◆ DIRECTIONS FOR THIS TASK ◆
Without the pictures, print the lines running from the beginning of the material to the line containing "const FS = 17.5;", both ends included.

— BEGIN DATA SHOWN —

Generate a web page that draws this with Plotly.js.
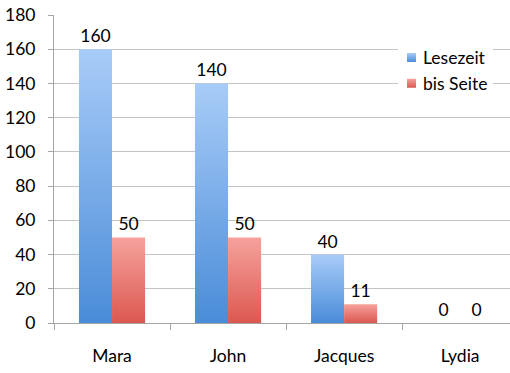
<!DOCTYPE html>
<html>
<head>
<meta charset="utf-8">
<script src="https://cdn.plot.ly/plotly-3.0.1.min.js"></script>
<style>html,body{margin:0;padding:0;background:#fff;}#chart{width:510px;height:373px;}</style>
</head>
<body>
<div id="chart"></div>
<script>
const categories = ["Mara", "John", "Jacques", "Lydia"];
const lesezeit = [160, 140, 40, 0];
const bisSeite = [50, 50, 11, 0];
const yTicks = [0, 20, 40, 60, 80, 100, 120, 140, 160, 180];

const FONT = "Lato, 'Open Sans', sans-serif";
const FS = 17.5;

const traces = [
  {
    type: "bar", name: "Lesezeit", x: categories, y: lesezeit,
    marker: { color: "#6fa6e8" },
    text: lesezeit.map(String), textposition: "outside",
    textfont: { family: FONT, size: FS, color: "#000" },
    cliponaxis: false, legendgroup: "a"
  },
  {
    type: "bar", name: "bis Seite", x: categories, y: bisSeite,
    marker: { color: "#e9716a" },
    text: bisSeite.map(String), textposition: "outside",
    textfont: { family: FONT, size: FS, color: "#000" },
    cliponaxis: false, legendgroup: "b"
  }
];

const layout = {
  width: 510, height: 373,
  margin: { l: 54, r: 0, t: 15, b: 50, pad: 0 },
  paper_bgcolor: "#fff", plot_bgcolor: "#fff",
  font: { family: FONT, size: FS, color: "#000" },
  barmode: "group", bargap: 0.43, bargroupgap: 0,
  showlegend: true,
  legend: {
    x: 0.7215, y: 0.92, xanchor: "left", yanchor: "top",
    bgcolor: "#fff", borderwidth: 0,
    font: { family: FONT, size: FS, color: "#000" },
    traceorder: "grouped", tracegroupgap: 0
  },
  xaxis: {
    type: "category", range: [-0.5, 3.43],
    showline: true, linecolor: "#a6a6a6", linewidth: 1,
    ticks: "outside", tickson: "boundaries", ticklen: 6, tickcolor: "#a6a6a6",
    showgrid: false, zeroline: false,
    ticklabelstandoff: 17,
    tickfont: { family: FONT, size: FS, color: "#000" }
  },
  yaxis: {
    range: [0, 180], tickvals: yTicks, ticktext: yTicks.map(String),
    showline: true, linecolor: "#a6a6a6", linewidth: 1,
    ticks: "outside", ticklen: 5, tickcolor: "#a6a6a6",
    showgrid: true, gridcolor: "#c4c4c4", gridwidth: 1,
    zeroline: false, ticklabelstandoff: 9,
    tickfont: { family: FONT, size: FS, color: "#000" }
  }
};

Plotly.newPlot("chart", traces, layout, { displayModeBar: false, staticPlot: true }).then(function (gd) {
  const svg = gd.querySelector(".main-svg");
  const NS = "http://www.w3.org/2000/svg";
  const defs = document.createElementNS(NS, "defs");
  function grad(id, top, bottom) {
    const g = document.createElementNS(NS, "linearGradient");
    g.setAttribute("id", id);
    g.setAttribute("x1", "0"); g.setAttribute("y1", "0");
    g.setAttribute("x2", "0"); g.setAttribute("y2", "1");
    const s1 = document.createElementNS(NS, "stop");
    s1.setAttribute("offset", "0"); s1.setAttribute("stop-color", top);
    const s2 = document.createElementNS(NS, "stop");
    s2.setAttribute("offset", "1"); s2.setAttribute("stop-color", bottom);
    g.appendChild(s1); g.appendChild(s2);
    defs.appendChild(g);
  }
  grad("gBlue", "#a8ccf8", "#4a8cd8");
  grad("gRed", "#f6a29c", "#db5850");
  svg.insertBefore(defs, svg.firstChild);
  const ids = ["gBlue", "gRed"];
  gd.querySelectorAll(".barlayer .trace").forEach(function (t, i) {
    t.querySelectorAll(".point path").forEach(function (p) {
      p.style.fill = "url(#" + ids[i] + ")";
    });
  });
  gd.querySelectorAll(".legend .traces").forEach(function (t, i) {
    t.querySelectorAll(".legendpoints path").forEach(function (p) {
      p.setAttribute("d", "M13,4.5H4V-4.5H13Z");
      p.style.fill = "url(#" + ids[i] + ")";
      p.style.stroke = "none";
    });
  });
  const bg = gd.querySelector(".legend .bg");
  if (bg) {
    const w = parseFloat(bg.getAttribute("width"));
    const x = parseFloat(bg.getAttribute("x") || 0);
    bg.setAttribute("x", x + 15);
    bg.setAttribute("width", w - 15);
  }
});
</script>
</body>
</html>
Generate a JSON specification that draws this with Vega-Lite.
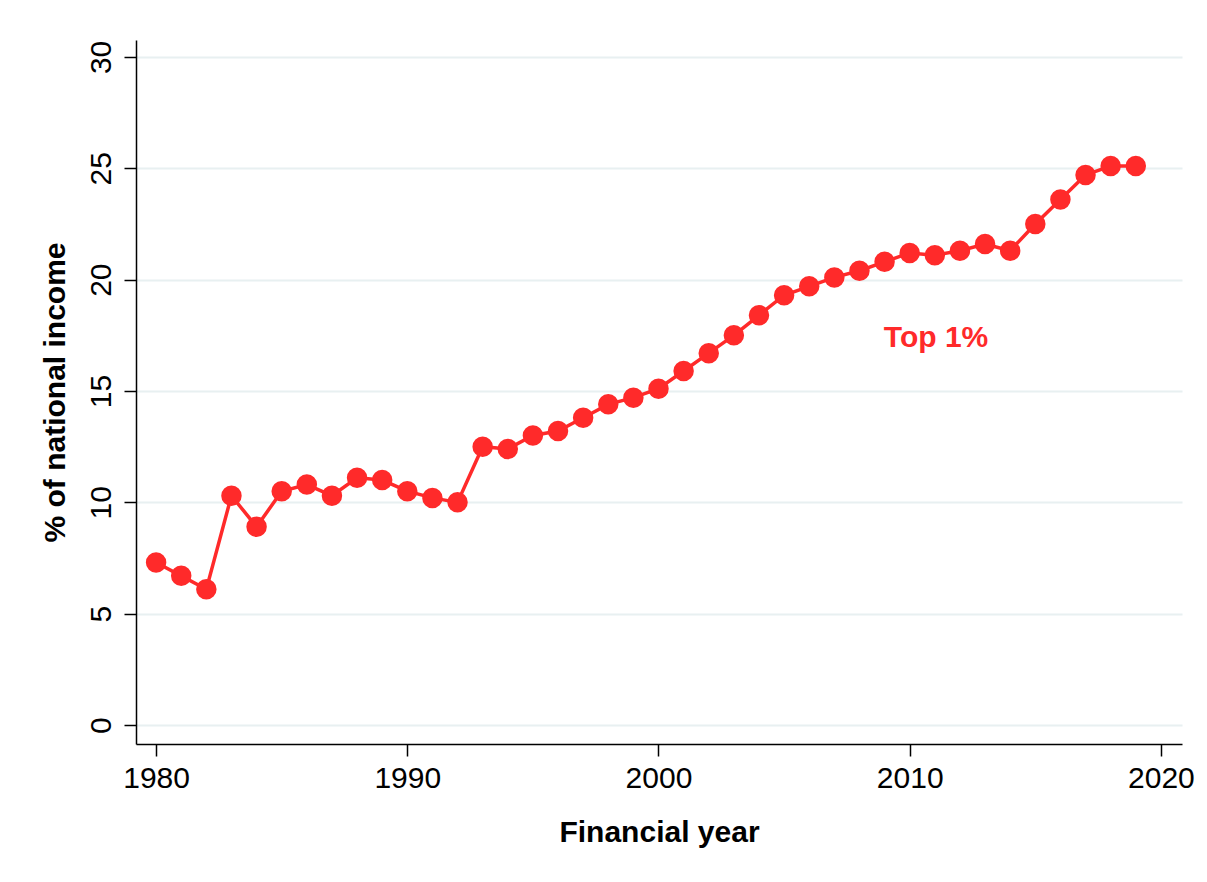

— END DATA SHOWN —

◆ WRITTEN SOLUTION ◆
Generate a web page that draws this with Plotly.js.
<!DOCTYPE html>
<html>
<head>
<meta charset="utf-8">
<script src="https://cdn.plot.ly/plotly-3.0.1.min.js"></script>
<style>html,body{margin:0;padding:0;background:#fff;}#chart{width:510px;height:373px;}</style>
</head>
<body>
<div id="chart"></div>
<script>
const categories = ["Mara", "John", "Jacques", "Lydia"];
const lesezeit = [160, 140, 40, 0];
const bisSeite = [50, 50, 11, 0];
const yTicks = [0, 20, 40, 60, 80, 100, 120, 140, 160, 180];

const FONT = "Lato, 'Open Sans', sans-serif";
const FS = 17.5;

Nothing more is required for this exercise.